Setya Novanto, dari Lolos Tersangka Hingga di Kursi Terdakwa
jpnn.com, JAKARTA - Siapa yang belum pernah mendengar nama Setya Novanto. Sosok yang satu ini belakangan terus menjadi perbincangan. Selain soal keterlibatannya di pusaran korupsi pengadaan e-KTP, kelicinannya dalam menghadapi hukum juga menjadi sorotan.
Dari rangkuman JPNN, semenjak kasus e-KTP mencuat, nama Novanto memang sudah disebut-sebut terlibat. Puncaknya dalam dakwaan dan putusan majelis hakim atas terpidana Irman dan Sugiharto.
Dalam dakwaan itu, disebutkan Novanto terlibat dalam korupsi e-KTP yang merugikan negara sekitar Rp 2,9 triliun. Pria yang karib disapa Setnov ini lantas ditetapkan sebagai tersangka oleh Komisi Pemberantasan Korupsi (KPK) pada 17 Juli 2017.
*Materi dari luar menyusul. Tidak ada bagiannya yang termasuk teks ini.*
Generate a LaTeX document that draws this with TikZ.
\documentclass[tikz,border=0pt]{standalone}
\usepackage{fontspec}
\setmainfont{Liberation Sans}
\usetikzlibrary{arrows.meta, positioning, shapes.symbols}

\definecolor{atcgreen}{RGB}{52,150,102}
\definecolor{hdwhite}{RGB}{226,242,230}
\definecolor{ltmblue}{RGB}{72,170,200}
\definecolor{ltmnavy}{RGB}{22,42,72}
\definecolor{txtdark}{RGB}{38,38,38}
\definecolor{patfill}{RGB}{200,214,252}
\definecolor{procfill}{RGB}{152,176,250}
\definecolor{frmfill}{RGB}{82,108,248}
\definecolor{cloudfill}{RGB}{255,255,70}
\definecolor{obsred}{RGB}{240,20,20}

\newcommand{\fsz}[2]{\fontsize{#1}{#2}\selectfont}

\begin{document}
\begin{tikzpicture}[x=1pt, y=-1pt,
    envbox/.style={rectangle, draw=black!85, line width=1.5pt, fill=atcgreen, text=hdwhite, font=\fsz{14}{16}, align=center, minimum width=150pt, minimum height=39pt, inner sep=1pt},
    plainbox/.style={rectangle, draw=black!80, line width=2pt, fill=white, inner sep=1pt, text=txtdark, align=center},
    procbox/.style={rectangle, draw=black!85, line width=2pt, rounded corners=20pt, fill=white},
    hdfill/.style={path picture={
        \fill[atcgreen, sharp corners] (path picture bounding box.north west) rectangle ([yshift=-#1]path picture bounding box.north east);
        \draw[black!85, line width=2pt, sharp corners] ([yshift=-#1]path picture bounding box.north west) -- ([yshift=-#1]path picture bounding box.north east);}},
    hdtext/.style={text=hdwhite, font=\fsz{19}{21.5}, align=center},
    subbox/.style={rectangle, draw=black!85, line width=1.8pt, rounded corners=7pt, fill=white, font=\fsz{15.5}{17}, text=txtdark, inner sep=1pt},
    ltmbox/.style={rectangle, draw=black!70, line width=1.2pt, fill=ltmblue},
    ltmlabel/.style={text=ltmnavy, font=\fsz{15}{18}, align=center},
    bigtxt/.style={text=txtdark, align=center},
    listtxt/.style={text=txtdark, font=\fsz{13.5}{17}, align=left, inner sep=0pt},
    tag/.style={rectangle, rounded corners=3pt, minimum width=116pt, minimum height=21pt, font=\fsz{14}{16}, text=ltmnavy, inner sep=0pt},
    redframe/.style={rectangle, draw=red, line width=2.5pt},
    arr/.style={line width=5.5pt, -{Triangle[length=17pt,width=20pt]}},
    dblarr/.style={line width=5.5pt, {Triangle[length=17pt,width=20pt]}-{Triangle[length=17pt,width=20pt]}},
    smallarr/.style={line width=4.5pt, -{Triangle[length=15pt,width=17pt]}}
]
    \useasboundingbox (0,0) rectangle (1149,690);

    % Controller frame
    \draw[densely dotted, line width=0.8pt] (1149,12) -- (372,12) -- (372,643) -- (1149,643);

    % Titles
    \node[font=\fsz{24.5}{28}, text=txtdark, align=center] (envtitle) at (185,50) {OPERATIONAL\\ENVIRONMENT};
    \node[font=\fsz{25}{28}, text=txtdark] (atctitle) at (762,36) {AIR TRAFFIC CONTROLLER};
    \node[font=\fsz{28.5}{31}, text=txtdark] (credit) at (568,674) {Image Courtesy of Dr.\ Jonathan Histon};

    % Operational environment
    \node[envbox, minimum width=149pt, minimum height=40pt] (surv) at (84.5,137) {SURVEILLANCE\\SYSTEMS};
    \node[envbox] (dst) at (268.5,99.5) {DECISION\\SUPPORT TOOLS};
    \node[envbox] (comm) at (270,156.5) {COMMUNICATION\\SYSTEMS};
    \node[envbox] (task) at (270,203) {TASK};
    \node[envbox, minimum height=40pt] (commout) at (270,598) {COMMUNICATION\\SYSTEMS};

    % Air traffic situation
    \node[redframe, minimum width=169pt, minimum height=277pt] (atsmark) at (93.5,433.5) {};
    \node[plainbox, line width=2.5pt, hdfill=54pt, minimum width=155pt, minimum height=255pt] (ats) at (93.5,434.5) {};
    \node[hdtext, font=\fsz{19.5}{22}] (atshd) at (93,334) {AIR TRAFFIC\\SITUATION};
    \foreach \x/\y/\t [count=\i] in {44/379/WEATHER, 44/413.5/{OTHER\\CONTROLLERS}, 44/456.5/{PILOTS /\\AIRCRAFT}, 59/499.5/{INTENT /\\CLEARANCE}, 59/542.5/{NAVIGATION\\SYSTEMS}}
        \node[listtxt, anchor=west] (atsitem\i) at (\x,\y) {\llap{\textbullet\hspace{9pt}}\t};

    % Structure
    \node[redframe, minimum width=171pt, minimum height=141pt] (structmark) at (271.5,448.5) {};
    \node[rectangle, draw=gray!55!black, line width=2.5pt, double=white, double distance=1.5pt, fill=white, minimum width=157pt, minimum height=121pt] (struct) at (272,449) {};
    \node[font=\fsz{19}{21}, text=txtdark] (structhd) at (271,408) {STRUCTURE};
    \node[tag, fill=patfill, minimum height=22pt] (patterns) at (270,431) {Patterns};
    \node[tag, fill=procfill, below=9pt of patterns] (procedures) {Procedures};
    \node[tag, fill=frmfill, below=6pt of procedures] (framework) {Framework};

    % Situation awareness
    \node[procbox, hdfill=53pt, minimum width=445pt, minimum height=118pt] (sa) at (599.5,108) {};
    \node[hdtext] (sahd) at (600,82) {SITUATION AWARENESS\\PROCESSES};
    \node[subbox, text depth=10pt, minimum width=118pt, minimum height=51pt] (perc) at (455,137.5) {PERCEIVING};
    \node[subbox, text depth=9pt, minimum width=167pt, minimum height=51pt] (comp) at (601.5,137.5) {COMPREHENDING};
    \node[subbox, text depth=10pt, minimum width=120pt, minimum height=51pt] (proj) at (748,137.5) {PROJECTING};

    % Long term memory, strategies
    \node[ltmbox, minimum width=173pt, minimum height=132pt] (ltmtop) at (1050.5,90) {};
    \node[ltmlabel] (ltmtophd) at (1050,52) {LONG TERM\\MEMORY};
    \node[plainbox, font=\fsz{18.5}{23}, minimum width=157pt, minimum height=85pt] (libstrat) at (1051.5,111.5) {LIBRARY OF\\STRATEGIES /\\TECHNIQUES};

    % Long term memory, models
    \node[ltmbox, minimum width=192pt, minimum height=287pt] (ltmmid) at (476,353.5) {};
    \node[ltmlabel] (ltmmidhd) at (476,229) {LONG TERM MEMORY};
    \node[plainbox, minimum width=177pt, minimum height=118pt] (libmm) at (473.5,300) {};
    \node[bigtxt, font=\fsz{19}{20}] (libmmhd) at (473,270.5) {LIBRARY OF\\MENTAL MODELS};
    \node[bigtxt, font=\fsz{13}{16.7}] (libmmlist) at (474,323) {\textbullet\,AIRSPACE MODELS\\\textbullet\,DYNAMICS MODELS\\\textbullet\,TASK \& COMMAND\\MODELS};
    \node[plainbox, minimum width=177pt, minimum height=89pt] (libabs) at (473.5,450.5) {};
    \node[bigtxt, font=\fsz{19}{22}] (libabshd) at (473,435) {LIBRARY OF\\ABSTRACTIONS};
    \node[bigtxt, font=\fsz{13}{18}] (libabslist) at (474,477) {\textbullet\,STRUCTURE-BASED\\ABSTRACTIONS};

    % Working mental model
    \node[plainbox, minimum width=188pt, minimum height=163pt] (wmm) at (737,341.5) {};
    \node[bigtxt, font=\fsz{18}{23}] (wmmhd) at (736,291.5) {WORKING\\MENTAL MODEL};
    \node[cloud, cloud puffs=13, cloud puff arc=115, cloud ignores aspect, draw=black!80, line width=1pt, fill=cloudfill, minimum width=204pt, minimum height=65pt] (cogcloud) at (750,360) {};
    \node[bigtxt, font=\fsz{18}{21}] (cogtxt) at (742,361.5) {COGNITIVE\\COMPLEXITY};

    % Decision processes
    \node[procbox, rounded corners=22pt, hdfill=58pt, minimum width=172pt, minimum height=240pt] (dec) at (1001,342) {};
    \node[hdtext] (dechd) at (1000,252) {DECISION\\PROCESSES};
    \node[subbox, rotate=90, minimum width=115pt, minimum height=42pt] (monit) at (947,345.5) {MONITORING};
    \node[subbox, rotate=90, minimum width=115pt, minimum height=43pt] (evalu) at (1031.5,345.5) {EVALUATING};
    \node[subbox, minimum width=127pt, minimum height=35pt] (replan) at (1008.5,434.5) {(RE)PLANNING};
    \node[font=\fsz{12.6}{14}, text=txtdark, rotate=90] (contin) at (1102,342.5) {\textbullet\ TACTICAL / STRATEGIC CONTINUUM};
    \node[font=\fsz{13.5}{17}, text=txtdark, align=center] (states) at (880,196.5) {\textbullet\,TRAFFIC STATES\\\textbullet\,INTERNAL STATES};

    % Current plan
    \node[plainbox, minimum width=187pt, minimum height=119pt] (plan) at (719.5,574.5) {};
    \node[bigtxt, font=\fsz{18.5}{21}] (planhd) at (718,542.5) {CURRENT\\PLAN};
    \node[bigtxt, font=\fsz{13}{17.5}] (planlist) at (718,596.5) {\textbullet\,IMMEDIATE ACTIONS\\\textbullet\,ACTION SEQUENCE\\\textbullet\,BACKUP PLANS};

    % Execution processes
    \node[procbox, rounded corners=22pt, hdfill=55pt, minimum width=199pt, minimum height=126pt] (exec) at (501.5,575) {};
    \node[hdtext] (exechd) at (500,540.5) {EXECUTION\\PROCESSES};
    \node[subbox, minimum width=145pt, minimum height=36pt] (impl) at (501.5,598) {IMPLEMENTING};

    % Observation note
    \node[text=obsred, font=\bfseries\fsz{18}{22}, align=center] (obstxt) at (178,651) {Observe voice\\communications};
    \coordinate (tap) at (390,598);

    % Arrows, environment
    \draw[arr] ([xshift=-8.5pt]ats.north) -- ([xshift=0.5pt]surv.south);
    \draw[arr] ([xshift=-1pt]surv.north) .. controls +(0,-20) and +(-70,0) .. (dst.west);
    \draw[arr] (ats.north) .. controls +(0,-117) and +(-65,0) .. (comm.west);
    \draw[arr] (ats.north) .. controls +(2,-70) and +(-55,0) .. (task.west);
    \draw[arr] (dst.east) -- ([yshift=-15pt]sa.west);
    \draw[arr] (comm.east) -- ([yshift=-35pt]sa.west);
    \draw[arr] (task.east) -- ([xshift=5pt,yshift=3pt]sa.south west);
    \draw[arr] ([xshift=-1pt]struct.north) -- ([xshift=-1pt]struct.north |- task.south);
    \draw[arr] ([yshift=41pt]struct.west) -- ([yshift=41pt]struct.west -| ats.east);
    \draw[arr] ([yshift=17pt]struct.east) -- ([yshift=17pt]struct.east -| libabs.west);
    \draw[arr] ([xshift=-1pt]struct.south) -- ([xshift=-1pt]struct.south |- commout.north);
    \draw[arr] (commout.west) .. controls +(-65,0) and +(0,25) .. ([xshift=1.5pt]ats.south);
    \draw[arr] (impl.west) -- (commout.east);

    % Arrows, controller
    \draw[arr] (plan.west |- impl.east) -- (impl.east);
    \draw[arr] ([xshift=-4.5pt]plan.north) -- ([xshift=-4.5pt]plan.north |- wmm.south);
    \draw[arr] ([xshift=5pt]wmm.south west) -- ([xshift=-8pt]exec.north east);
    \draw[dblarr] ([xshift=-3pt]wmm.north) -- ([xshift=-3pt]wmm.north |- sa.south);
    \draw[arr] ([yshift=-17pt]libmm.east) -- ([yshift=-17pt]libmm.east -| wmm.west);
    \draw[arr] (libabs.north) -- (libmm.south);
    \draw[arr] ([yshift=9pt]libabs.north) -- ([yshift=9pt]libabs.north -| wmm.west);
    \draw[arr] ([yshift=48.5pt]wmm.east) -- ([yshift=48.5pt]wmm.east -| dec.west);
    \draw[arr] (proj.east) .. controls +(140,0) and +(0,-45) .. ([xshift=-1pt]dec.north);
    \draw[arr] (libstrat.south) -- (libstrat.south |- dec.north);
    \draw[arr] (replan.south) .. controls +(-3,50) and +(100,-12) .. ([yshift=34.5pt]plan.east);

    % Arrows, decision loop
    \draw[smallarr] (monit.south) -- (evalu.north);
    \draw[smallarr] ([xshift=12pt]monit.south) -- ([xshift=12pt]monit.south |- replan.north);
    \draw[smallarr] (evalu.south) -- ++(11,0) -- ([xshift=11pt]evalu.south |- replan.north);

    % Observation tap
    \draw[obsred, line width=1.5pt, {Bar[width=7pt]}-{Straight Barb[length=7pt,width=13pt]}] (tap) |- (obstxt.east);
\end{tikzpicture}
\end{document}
Untuk proyek e-KTP sendiri terjadi pada kurun waktu 2011-2012, saat itu Novanto menjabat Ketua Fraksi Partai Golkar di DPR. KPK menduga Setnov ikut mengatur agar anggaran proyek e-KTP senilai Rp 5,9 triliun disetujui anggota DPR.
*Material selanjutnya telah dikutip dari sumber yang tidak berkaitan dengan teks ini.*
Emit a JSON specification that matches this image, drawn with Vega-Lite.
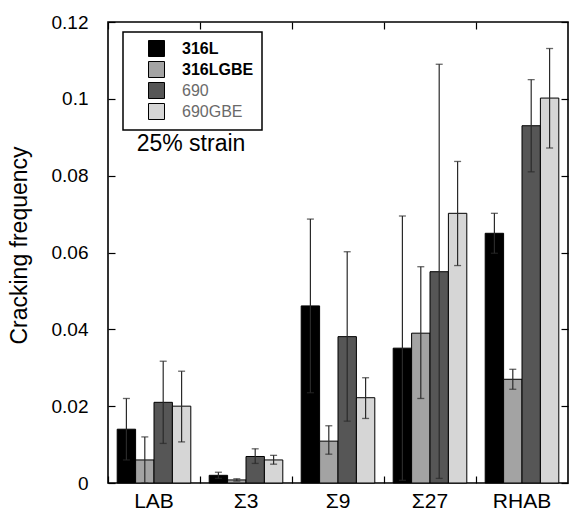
{
  "$schema": "https://vega.github.io/schema/vega-lite/v6.json",
  "autosize": {"type": "none"},
  "padding": {"left": 108, "top": 22, "right": 1, "bottom": 38},
  "width": 460,
  "height": 461,
  "config": {"font": "Liberation Sans", "view": {"stroke": "black", "strokeWidth": 1.6}},
  "data": {"values": [
    {"group": "LAB", "series": "316L", "value": 0.014, "lo": 0.006, "hi": 0.022},
    {"group": "LAB", "series": "316LGBE", "value": 0.006, "lo": 0.0, "hi": 0.012},
    {"group": "LAB", "series": "690", "value": 0.021, "lo": 0.0103, "hi": 0.0317},
    {"group": "LAB", "series": "690GBE", "value": 0.020, "lo": 0.0107, "hi": 0.0291},
    {"group": "Σ3", "series": "316L", "value": 0.002, "lo": 0.0012, "hi": 0.0028},
    {"group": "Σ3", "series": "316LGBE", "value": 0.0008, "lo": 0.0005, "hi": 0.0011},
    {"group": "Σ3", "series": "690", "value": 0.0069, "lo": 0.0051, "hi": 0.0089},
    {"group": "Σ3", "series": "690GBE", "value": 0.006, "lo": 0.0049, "hi": 0.0072},
    {"group": "Σ9", "series": "316L", "value": 0.0461, "lo": 0.0235, "hi": 0.0687},
    {"group": "Σ9", "series": "316LGBE", "value": 0.0109, "lo": 0.0075, "hi": 0.0149},
    {"group": "Σ9", "series": "690", "value": 0.0381, "lo": 0.0161, "hi": 0.0602},
    {"group": "Σ9", "series": "690GBE", "value": 0.0222, "lo": 0.0168, "hi": 0.0274},
    {"group": "Σ27", "series": "316L", "value": 0.0351, "lo": 0.0007, "hi": 0.0695},
    {"group": "Σ27", "series": "316LGBE", "value": 0.039, "lo": 0.022, "hi": 0.0563},
    {"group": "Σ27", "series": "690", "value": 0.055, "lo": 0.0012, "hi": 0.109},
    {"group": "Σ27", "series": "690GBE", "value": 0.0702, "lo": 0.0566, "hi": 0.0837},
    {"group": "RHAB", "series": "316L", "value": 0.065, "lo": 0.0598, "hi": 0.0702},
    {"group": "RHAB", "series": "316LGBE", "value": 0.027, "lo": 0.0244, "hi": 0.0296},
    {"group": "RHAB", "series": "690", "value": 0.093, "lo": 0.081, "hi": 0.105},
    {"group": "RHAB", "series": "690GBE", "value": 0.1002, "lo": 0.0872, "hi": 0.1131}
  ]},
  "layer": [
    {
      "mark": {"type": "bar", "stroke": "black", "strokeWidth": 1},
      "encoding": {
        "x": {"field": "group", "type": "nominal",
              "scale": {"domain": ["LAB", "Σ3", "Σ9", "Σ27", "RHAB"], "paddingInner": 0, "paddingOuter": 0},
              "axis": {"orient": "bottom", "title": null, "domain": false, "bandPosition": 0,
                       "tickSize": -7, "tickColor": "black", "tickWidth": 1.2, "labelPadding": 14, "labelAngle": 0,
                       "labelFontSize": 21, "labelColor": "black"}},
        "xOffset": {"field": "series", "type": "nominal", "scale": {"paddingInner": 0, "paddingOuter": 0.5}},
        "y": {"field": "value", "type": "quantitative", "scale": {"domain": [0, 0.12], "nice": false},
              "axis": {"orient": "left", "title": "Cracking frequency", "titleFontSize": 23, "titleFontWeight": "normal",
                       "titleColor": "black", "titlePadding": 20, "titleY": 223, "domain": false, "grid": false,
                       "values": [0, 0.02, 0.04, 0.06, 0.08, 0.1, 0.12], "format": ".2~f",
                       "tickSize": -7, "tickColor": "black", "tickWidth": 1.2, "labelPadding": 27,
                       "labelFontSize": 19, "labelColor": "black"}},
        "color": {"field": "series", "type": "nominal",
                  "scale": {"domain": ["316L", "316LGBE", "690", "690GBE"], "range": ["#000000", "#a3a3a3", "#565656", "#d6d6d6"]},
                  "legend": {"orient": "none", "legendX": 15, "legendY": 10, "title": null, "direction": "vertical",
                             "fillColor": "white", "strokeColor": "black", "padding": 8,
                             "symbolType": "square", "symbolSize": 256, "symbolStrokeColor": "black", "symbolStrokeWidth": 1,
                             "symbolOpacity": 1, "symbolOffset": 17, "labelOffset": 17, "rowPadding": 0,
                             "labelFontSize": 16, "labelLimit": 200,
                             "encode": {
                               "legend": {"update": {"strokeWidth": {"value": 1.5}}},
                               "labels": {"update": {
                               "fill": {"signal": "datum.value === '690' || datum.value === '690GBE' ? '#6a6a6a' : '#000000'"},
                               "fontWeight": {"signal": "datum.value === '690' || datum.value === '690GBE' ? 'normal' : 'bold'"}}}}}}
      }
    },
    {
      "mark": {"type": "rule", "color": "#2a2a2a", "strokeWidth": 1.2},
      "encoding": {
        "x": {"field": "group", "type": "nominal",
              "axis": {"orient": "top", "title": null, "domain": false, "labels": false, "bandPosition": 0,
                       "tickSize": -7, "tickColor": "black", "tickWidth": 1.2}},
        "xOffset": {"field": "series", "type": "nominal"},
        "y": {"field": "lo", "type": "quantitative",
              "axis": {"orient": "right", "title": null, "domain": false, "labels": false, "grid": false,
                       "values": [0, 0.02, 0.04, 0.06, 0.08, 0.1, 0.12], "tickSize": -7, "tickColor": "black", "tickWidth": 1.2}},
        "y2": {"field": "hi"}
      }
    },
    {
      "mark": {"type": "tick", "color": "#2a2a2a", "thickness": 1.3, "size": 7},
      "encoding": {
        "x": {"field": "group", "type": "nominal", "axis": null},
        "xOffset": {"field": "series", "type": "nominal"},
        "y": {"field": "hi", "type": "quantitative", "axis": null}
      }
    },
    {
      "mark": {"type": "tick", "color": "#2a2a2a", "thickness": 1.3, "size": 7},
      "encoding": {
        "x": {"field": "group", "type": "nominal", "axis": null},
        "xOffset": {"field": "series", "type": "nominal"},
        "y": {"field": "lo", "type": "quantitative", "axis": null}
      }
    },
    {
      "data": {"values": [{"label": "25% strain", "group": "LAB", "ypos": 0.0882}]},
      "mark": {"type": "text", "fontSize": 23, "color": "black", "dx": 37, "baseline": "middle", "align": "center"},
      "encoding": {
        "x": {"field": "group", "type": "nominal", "axis": null},
        "y": {"field": "ypos", "type": "quantitative", "axis": null},
        "text": {"field": "label"}
      }
    }
  ],
  "resolve": {"axis": {"x": "independent", "y": "independent"}}
}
Dijadikan tersangka, Setnov yang juga nonaktif sebagai Ketua Umum Partai Golkar tak langsung melawan. Dia sempat mengaku akan patuh pada aturan hukum.
Namun, pada 4 September dia resmi melawan. Setnov mendaftarkan gugatan praperadilan terhadap KPK ke Pengadilan Negeri Jakarta Selatan. Gugatan terdaftar dalam nomor 97/Pid.Prap/2017/PN Jak.Sel. Setnov meminta penetapan statusnya sebagai tersangka dibatalkan KPK.
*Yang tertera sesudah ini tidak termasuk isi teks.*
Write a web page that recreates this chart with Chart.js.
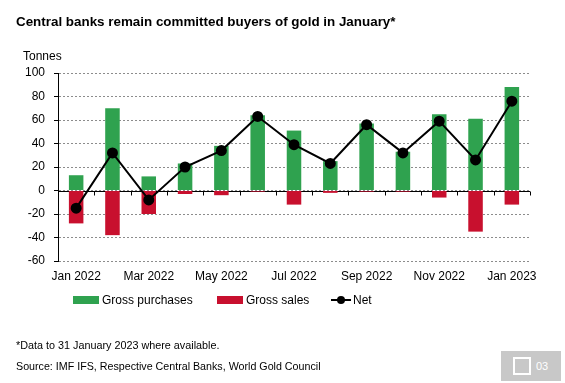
<!DOCTYPE html>
<html><head><meta charset="utf-8">
<script src="https://cdn.jsdelivr.net/npm/chart.js@4/dist/chart.umd.min.js"></script>
<style>
html,body{margin:0;padding:0;background:#fff;}
body{width:565px;height:383px;position:relative;overflow:hidden;font-family:"Liberation Sans",Arial,sans-serif;color:#000;}
#wrap{position:absolute;left:0;top:0;width:565px;height:383px;}
.t{position:absolute;white-space:nowrap;line-height:1;}
#title{left:16px;top:15px;font-size:13.4px;font-weight:bold;}
#unit{left:23px;top:50px;font-size:12px;}
#legend{position:absolute;left:0;top:293px;height:14px;font-size:12px;}
.li{position:absolute;top:0;white-space:nowrap;line-height:14px;}
.sw{position:absolute;top:3px;width:26px;height:8px;}
#n1{left:16px;top:340px;font-size:10.8px;}
#n2{left:16px;top:361px;font-size:10.7px;}
#badge{position:absolute;left:501px;top:351px;width:60px;height:30px;background:#c8c8c8;}
#badge .sq{position:absolute;left:12px;top:6px;width:14px;height:14px;border:2px solid #fff;}
#badge .num{position:absolute;left:35px;top:10px;font-size:11px;color:#fff;line-height:1;}
</style></head>
<body>
<div id="wrap"><canvas id="c" width="565" height="383"></canvas></div>
<div class="t" id="title">Central banks remain committed buyers of gold in January*</div>
<div class="t" id="unit">Tonnes</div>
<div id="legend"></div>
<div class="t" id="n1">*Data to 31 January 2023 where available.</div>
<div class="t" id="n2">Source: IMF IFS, Respective Central Banks, World Gold Council</div>
<div id="badge"><div class="sq"></div><div class="num">03</div></div>
<script>
const categories = ["Jan 2022","Feb 2022","Mar 2022","Apr 2022","May 2022","Jun 2022","Jul 2022","Aug 2022","Sep 2022","Oct 2022","Nov 2022","Dec 2022","Jan 2023"];
const grossPurchases = [13, 70, 12, 23, 38, 64, 51, 25, 57, 33, 65, 61, 88];
const grossSales = [-28, -38, -20, -3, -4, -1, -12, -2, -1, -1, -6, -35, -12];
const net = [-15, 32, -8, 20, 34, 63, 39, 23, 56, 32, 59, 26, 76];
const yTicks = [-60, -40, -20, 0, 20, 40, 60, 80, 100];

const GREEN = '#2fa24f', RED = '#c8102e';

// HTML legend
const legendItems = [
  {label:'Gross purchases', color:GREEN, type:'box', x:73},
  {label:'Gross sales', color:RED, type:'box', x:217},
  {label:'Net', color:'#000', type:'line', x:331}
];
const lg = document.getElementById('legend');
legendItems.forEach(it => {
  const d = document.createElement('div');
  d.className = 'li';
  d.style.left = it.x + 'px';
  if (it.type === 'box') {
    d.innerHTML = '<span class="sw" style="left:0;background:' + it.color + '"></span><span style="margin-left:29px">' + it.label + '</span>';
  } else {
    d.innerHTML = '<span style="position:absolute;left:0;top:6px;width:20px;height:2px;background:#000"></span>' +
      '<span style="position:absolute;left:6px;top:3px;width:8px;height:8px;border-radius:50%;background:#000"></span>' +
      '<span style="margin-left:22px">' + it.label + '</span>';
  }
  lg.appendChild(d);
});

const zeroAxis = {
  id: 'zeroAxis',
  beforeDatasetsDraw(chart) {
    const {ctx, chartArea, scales} = chart;
    const x = scales.x, y = scales.y;
    const y0 = Math.round(y.getPixelForValue(0)) + 0.5;
    ctx.save();
    ctx.strokeStyle = '#000';
    ctx.lineWidth = 1;
    ctx.beginPath();
    ctx.moveTo(chartArea.left, y0);
    ctx.lineTo(chartArea.right, y0);
    const n = categories.length;
    const w = (x.getPixelForValue(1) - x.getPixelForValue(0));
    for (let i = 1; i <= n; i++) {
      const px = Math.round(x.getPixelForValue(i - 1) + w / 2) + 0.5;
      ctx.moveTo(px, y0);
      ctx.lineTo(px, y0 + 4);
    }
    ctx.stroke();
    ctx.restore();
  }
};

new Chart(document.getElementById('c'), {
  data: {
    labels: categories,
    datasets: [
      {type:'bar', label:'Gross purchases', data:grossPurchases, backgroundColor:GREEN, stack:'g', order:2, categoryPercentage:0.8, barPercentage:0.5},
      {type:'bar', label:'Gross sales', data:grossSales, backgroundColor:RED, stack:'g', order:2, categoryPercentage:0.8, barPercentage:0.5},
      {type:'line', label:'Net', data:net, borderColor:'#000', backgroundColor:'#000', borderWidth:2, pointRadius:4.5, pointHoverRadius:4.5, stack:'net', order:1, tension:0}
    ]
  },
  plugins: [zeroAxis],
  options: {
    responsive:false,
    animation:false,
    devicePixelRatio:1,
    layout:{padding:{left:0, right:35, top:73, bottom:0}},
    plugins:{legend:{display:false}, tooltip:{enabled:false}},
    scales:{
      x:{
        stacked:true,
        offset:true,
        grid:{display:false, drawTicks:false},
        border:{display:false},
        ticks:{
          autoSkip:false, maxRotation:0, padding:8,
          color:'#000', font:{family:'"Liberation Sans", Arial, sans-serif', size:12},
          callback:function(v, i){ return i % 2 === 0 ? categories[i] : ''; }
        },
        afterFit:function(s){ s.height = 122; }
      },
      y:{
        stacked:true,
        min:-60, max:100,
        afterBuildTicks:function(s){ s.ticks = yTicks.map(v => ({value:v})); },
        grid:{color:'#8c8c8c', lineWidth:1, drawTicks:true, tickLength:4, tickColor:'#000', tickBorderDash:[]},
        border:{display:true, color:'#000', width:1, dash:[2,2]},
        ticks:{padding:9, color:'#000', font:{family:'"Liberation Sans", Arial, sans-serif', size:12}},
        afterFit:function(s){ s.width = 58; }
      }
    }
  }
});
</script>
</body></html>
Kemudian, pada 11 September, panggilan perdana Setnov datang dari KPK sebagai tersangka. Akan tetapi Setnov tak hadir dengan alasan sakit. Hal ini dibenarkan plt Ketum Golkar Idrus Marham bersama tim kuasa hukum Setnov yang mengantarkan surat dari dokter ke KPK.
Perlawanan Setnov tak sampai di situ, dia mengirimkan surat ke KPK melalui Wakil Ketua DPR Fadli Zon. Di situ Setnov meminta KPK menunda proses penyidikan terhadap dirinya sampai putusan praperadilan keluar.